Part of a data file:
■ ■ ■ ■
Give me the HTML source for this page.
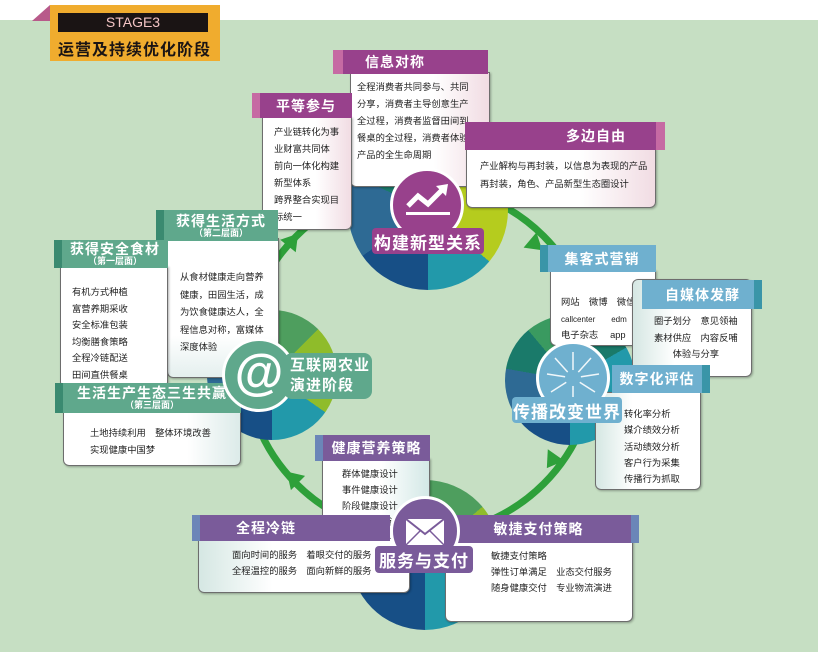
<!DOCTYPE html>
<html><head><meta charset="utf-8">
<style>
*{margin:0;padding:0;box-sizing:border-box}
body{width:818px;height:652px;position:relative;overflow:hidden;background:#c6dfc3;font-family:"Liberation Sans","Noto Sans CJK SC",sans-serif}
.a{position:absolute}
.body{position:absolute;background:linear-gradient(90deg,#fff 0%,#fff 60%,#f1dce3 100%);border:1px solid #6d6d6d;border-radius:0 0 6px 6px;box-shadow:1px 1px 2px rgba(0,0,0,.3)}
.gb{background:linear-gradient(90deg,#d5e7e3 0%,#fff 35%,#fff 100%)}
.gr{background:linear-gradient(90deg,#fff 0%,#fff 55%,#d3e8e6 100%)}
.hd{position:absolute;color:#fff;font-weight:bold;font-size:14px;line-height:1;display:flex;align-items:center;justify-content:center;letter-spacing:1px}
.t{position:absolute;font-size:9.5px;color:#222;line-height:17px;white-space:nowrap}
.sub{font-size:9px;display:block;text-align:center;letter-spacing:0;margin-top:1px}
.lab{position:absolute;color:#fff;font-weight:bold;font-size:17px;border-radius:4px;display:flex;align-items:center;justify-content:center;letter-spacing:1px}
</style></head><body>
<div class="a" style="left:0;top:0;width:818px;height:20px;background:#fff"></div>
<div class="a" style="left:32px;top:5px;width:0;height:0;border-left:18px solid transparent;border-bottom:16px solid #b85a8a"></div>
<div class="a" style="left:50px;top:5px;width:170px;height:56px;background:#f0ac2e"></div>
<div class="a" style="left:58px;top:13px;width:150px;height:19px;background:#1a1414;color:#f3c4c4;font-size:14px;text-align:center;line-height:19px">STAGE3</div>
<div class="a" style="left:58px;top:36px;width:160px;font-size:16px;font-weight:bold;color:#1a1414;letter-spacing:1px">运营及持续优化阶段</div>

<svg class="a" style="left:0;top:0" width="818" height="652">
<circle cx="420" cy="360" r="175" fill="none" stroke="#2ea03a" stroke-width="7"/>
<g fill="#2ea03a">
<polygon points="0,-10 16,0 0,10" transform="translate(288,246) rotate(309)"/>
<polygon points="0,-10 16,0 0,10" transform="translate(530,240) rotate(40)"/>
<polygon points="0,-10 16,0 0,10" transform="translate(556,455) rotate(125)"/>
<polygon points="0,-10 16,0 0,10" transform="translate(298,483) rotate(225)"/>
</g>
</svg>

<div class="a" style="left:348px;top:130px;width:160px;height:160px;border-radius:50%;background:conic-gradient(#b5cc1e 0deg 130deg,#2299aa 130deg 180deg,#174f86 180deg 235deg,#2e6a94 235deg 295deg,#1a7a6a 295deg 360deg)"></div>
<div class="a" style="left:207px;top:310px;width:130px;height:130px;border-radius:50%;background:conic-gradient(#4e9e5e 0deg 45deg,#8fbc2a 45deg 125deg,#2299aa 125deg 180deg,#174f86 180deg 240deg,#2e6a94 240deg 300deg,#1a7a6a 300deg 360deg)"></div>
<div class="a" style="left:505px;top:315px;width:130px;height:130px;border-radius:50%;background:conic-gradient(#1a7a6a 0deg 60deg,#2299aa 60deg 180deg,#174f86 180deg 240deg,#2e6a94 240deg 280deg,#1a7a6a 280deg 320deg,#3a9a60 320deg 360deg)"></div>
<div class="a" style="left:350px;top:480px;width:150px;height:150px;border-radius:50%;background:conic-gradient(#4e9e5e 0deg 50deg,#8fbc2a 50deg 110deg,#2299aa 110deg 180deg,#174f86 180deg 240deg,#2299aa 240deg 300deg,#4e9e5e 300deg 360deg)"></div>

<div class="body" style="left:350px;top:72px;width:140px;height:115px"></div>
<div class="hd" style="left:333px;top:50px;width:155px;height:24px;background:#98418c;justify-content:flex-start;padding-left:22px;border-left:10px solid #c66aa3">信息对称</div>
<div class="t" style="left:357px;top:79px;font-size:9.3px">全程消费者共同参与、共同<br>分享，消费者主导创意生产<br>全过程，消费者监督田间到<br>餐桌的全过程，消费者体验<br>产品的全生命周期</div>
<div class="body" style="left:262px;top:117px;width:90px;height:113px"></div>
<div class="hd" style="left:252px;top:93px;width:100px;height:25px;background:#98418c;border-left:8px solid #c66aa3">平等参与</div>
<div class="t" style="left:274px;top:124px;font-size:9.3px">产业链转化为事<br>业财富共同体<br>前向一体化构建<br>新型体系<br>跨界整合实现目<br>标统一</div>
<div class="body" style="left:466px;top:148px;width:190px;height:60px"></div>
<div class="hd" style="left:465px;top:122px;width:200px;height:28px;background:#98418c;justify-content:flex-end;padding-right:30px;border-right:9px solid #c66aa3">多边自由</div>
<div class="t" style="left:480px;top:157px;font-size:9.3px;line-height:18px">产业解构与再封装，以信息为表现的产品<br>再封装，角色、产品新型生态圈设计</div>

<div class="a" style="left:390px;top:168px;width:74px;height:74px;border-radius:50%;background:#98418c;border:3px solid #fff"></div>
<svg class="a" style="left:400px;top:182px" width="56" height="42"><polyline points="8,24 18,14 28,22 42,8" fill="none" stroke="#fff" stroke-width="5"/><polygon points="36,4 48,2 46,14" fill="#fff"/><rect x="6" y="30" width="44" height="3" fill="#fff"/></svg>
<div class="lab" style="left:372px;top:228px;width:112px;height:26px;background:#98418c">构建新型关系</div>

<div class="body gb" style="left:167px;top:238px;width:112px;height:140px;background:linear-gradient(180deg,#fff 70%,#e4efee 100%)"></div>
<div class="hd" style="left:156px;top:210px;width:122px;height:31px;background:#5fa88c;flex-direction:column;border-left:8px solid #3a8a70">获得生活方式<span class="sub">（第二层面）</span></div>
<div class="t" style="left:180px;top:269px;font-size:9.3px;line-height:17.5px">从食材健康走向营养<br>健康，田园生活，成<br>为饮食健康达人，全<br>程信息对称，富媒体<br>深度体验</div>
<div class="body" style="left:60px;top:266px;width:108px;height:122px;background:#fff"></div>
<div class="hd" style="left:54px;top:240px;width:114px;height:28px;background:#5fa88c;flex-direction:column;border-left:8px solid #3a8a70">获得安全食材<span class="sub">（第一层面）</span></div>
<div class="t" style="left:72px;top:284px;font-size:9.3px;line-height:16.5px">有机方式种植<br>富营养期采收<br>安全标准包装<br>均衡膳食策略<br>全程冷链配送<br>田间直供餐桌</div>
<div class="body" style="left:63px;top:410px;width:178px;height:56px;background:linear-gradient(90deg,#fff 70%,#dcebe9 100%)"></div>
<div class="hd" style="left:55px;top:383px;width:186px;height:30px;background:#5fa88c;flex-direction:column;border-left:8px solid #3a8a70">生活生产生态三生共赢<span class="sub">（第三层面）</span></div>
<div class="t" style="left:90px;top:425px;font-size:9.3px;line-height:17px">土地持续利用　整体环境改善<br>实现健康中国梦</div>

<div class="a" style="left:222px;top:338px;width:74px;height:74px;border-radius:50%;background:#5fa88c;border:3px solid #fff;color:#fff;font-size:50px;font-weight:bold;text-align:center;line-height:62px">@</div>
<div class="lab" style="left:284px;top:353px;width:88px;height:46px;background:#5fa88c;font-size:15px;line-height:20px;text-align:left;justify-content:flex-start;padding-left:6px;border-radius:8px">互联网农业<br>演进阶段</div>

<div class="body" style="left:550px;top:270px;width:106px;height:76px;background:#fff"></div>
<div class="hd" style="left:540px;top:245px;width:116px;height:27px;background:#6fb0cf;border-left:8px solid #3a95a8">集客式营销</div>
<div class="t" style="left:561px;top:294px;font-size:9.3px">网站　微博　微信</div>
<div class="t" style="left:561px;top:311px;font-size:8px">callcenter　　edm</div>
<div class="t" style="left:561px;top:327px;font-size:9.3px">电子杂志　 app</div>
<div class="body gb" style="left:632px;top:279px;width:120px;height:98px;border-radius:6px"></div>
<div class="hd" style="left:642px;top:280px;width:120px;height:29px;background:#6fb0cf;justify-content:flex-end;padding-right:14px;border-right:8px solid #3a95a8">自媒体发酵</div>
<div class="t" style="left:654px;top:313px;font-size:9.3px;line-height:16.5px">圈子划分　意见领袖<br>素材供应　内容反哺<br>　　体验与分享</div>
<div class="body gb" style="left:595px;top:392px;width:106px;height:98px"></div>
<div class="hd" style="left:612px;top:365px;width:98px;height:28px;background:#6fb0cf;border-right:8px solid #3a95a8">数字化评估</div>
<div class="t" style="left:624px;top:406px;font-size:9.3px;line-height:16.3px">转化率分析<br>媒介绩效分析<br>活动绩效分析<br>客户行为采集<br>传播行为抓取</div>
<div class="a" style="left:536px;top:341px;width:74px;height:74px;border-radius:50%;background:#6fb0cf;border:3px solid #fff"></div>
<svg class="a" style="left:539px;top:344px" width="68" height="68"><g stroke="#fff" stroke-width="1.5" opacity=".9">
<line x1="34" y1="34" x2="34" y2="8"/><line x1="34" y1="34" x2="52" y2="14"/><line x1="34" y1="34" x2="60" y2="30"/><line x1="34" y1="34" x2="56" y2="48"/><line x1="34" y1="34" x2="16" y2="14"/><line x1="34" y1="34" x2="8" y2="30"/><line x1="34" y1="34" x2="12" y2="48"/><line x1="34" y1="34" x2="34" y2="60"/></g><circle cx="34" cy="34" r="8" fill="#6fb0cf"/></svg>
<div class="lab" style="left:512px;top:397px;width:110px;height:26px;background:#6fb0cf">传播改变世界</div>

<div class="body gr" style="left:322px;top:458px;width:108px;height:92px"></div>
<div class="hd" style="left:315px;top:435px;width:115px;height:26px;background:#7a5b9a;border-left:8px solid #6b86b8">健康营养策略</div>
<div class="t" style="left:342px;top:466px;font-size:9.3px;line-height:16px">群体健康设计<br>事件健康设计<br>阶段健康设计<br>食疗养生设计</div>
<div class="body gb" style="left:198px;top:538px;width:212px;height:55px"></div>
<div class="hd" style="left:192px;top:515px;width:198px;height:26px;background:#7a5b9a;justify-content:flex-start;padding-left:36px;border-left:8px solid #6b86b8">全程冷链</div>
<div class="t" style="left:232px;top:547px;font-size:9.3px;line-height:16px">面向时间的服务　着眼交付的服务<br>全程温控的服务　面向新鲜的服务</div>
<div class="body" style="left:445px;top:540px;width:188px;height:82px;background:#fff"></div>
<div class="hd" style="left:446px;top:515px;width:193px;height:28px;background:#7a5b9a;border-right:8px solid #6b86b8">敏捷支付策略</div>
<div class="t" style="left:491px;top:548px;font-size:9.3px;line-height:16px">敏捷支付策略<br>弹性订单满足　业态交付服务<br>随身健康交付　专业物流演进</div>
<div class="a" style="left:390px;top:496px;width:70px;height:70px;border-radius:50%;background:#7a5b9a;border:3px solid #fff"></div>
<svg class="a" style="left:405px;top:518px" width="40" height="28"><rect x="1" y="1" width="38" height="26" fill="#fff"/><polyline points="1,1 20,16 39,1" fill="none" stroke="#7a5b9a" stroke-width="2"/><line x1="1" y1="27" x2="15" y2="13" stroke="#7a5b9a" stroke-width="1.5"/><line x1="39" y1="27" x2="25" y2="13" stroke="#7a5b9a" stroke-width="1.5"/></svg>
<div class="lab" style="left:375px;top:546px;width:98px;height:27px;background:#7a5b9a">服务与支付</div>
</body></html>
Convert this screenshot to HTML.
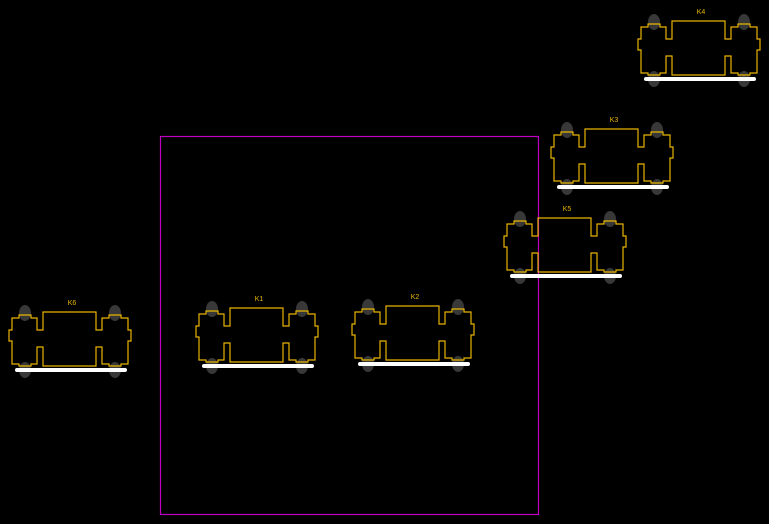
<!DOCTYPE html>
<html><head><style>body{margin:0;background:#000}svg{display:block}</style></head><body>
<svg width="769" height="524" xmlns="http://www.w3.org/2000/svg">
<defs>
<g id="c">
<ellipse cx="22" cy="19" rx="6" ry="8" fill="#383838"/>
<ellipse cx="112" cy="19" rx="6" ry="8" fill="#383838"/>
<ellipse cx="22" cy="76" rx="6" ry="8" fill="#383838"/>
<ellipse cx="112" cy="76" rx="6" ry="8" fill="#383838"/>
<path d="M40,18 H93 V36 H99 V24 H106 V21 H118 V24 H125 V36 H128 V47 H125 V70 H118 V72 H106 V70 H99 V53 H93 V72 H40 V53 H34 V70 H28 V72 H16 V70 H9 V47 H6 V36 H9 V24 H16 V21 H28 V24 H34 V36 H40 Z" fill="none" stroke="#e8b400" stroke-width="1.2"/>
<line x1="14" y1="76" x2="122" y2="76" stroke="#fff" stroke-width="4" stroke-linecap="round"/>
</g>
</defs>
<rect x="160.5" y="136.5" width="378" height="378" fill="none" stroke="#c000c0" stroke-width="1.2"/>
<g font-family="Liberation Sans, sans-serif" font-size="7" fill="#e8b400" text-anchor="middle">
<use href="#c" x="190" y="290"/><text x="259" y="301">K1</text>
<use href="#c" x="346" y="288"/><text x="415" y="299">K2</text>
<use href="#c" x="3" y="294"/><text x="72" y="305">K6</text>
<use href="#c" x="498" y="200"/><text x="567" y="211">K5</text>
<use href="#c" x="545" y="111"/><text x="614" y="122">K3</text>
<use href="#c" x="632" y="3"/><text x="701" y="14">K4</text>
</g>
</svg>
</body></html>
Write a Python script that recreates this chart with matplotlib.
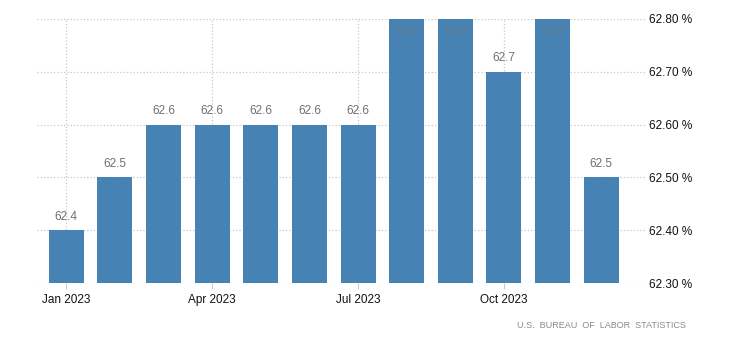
■ ■ ■ ■
WHAT IS ASKED: In the lines above, find each one with "this" and list it.

SOLUTION:
Give me the HTML source for this page.
Convert this screenshot to HTML.
Write a Python script that recreates this chart with matplotlib.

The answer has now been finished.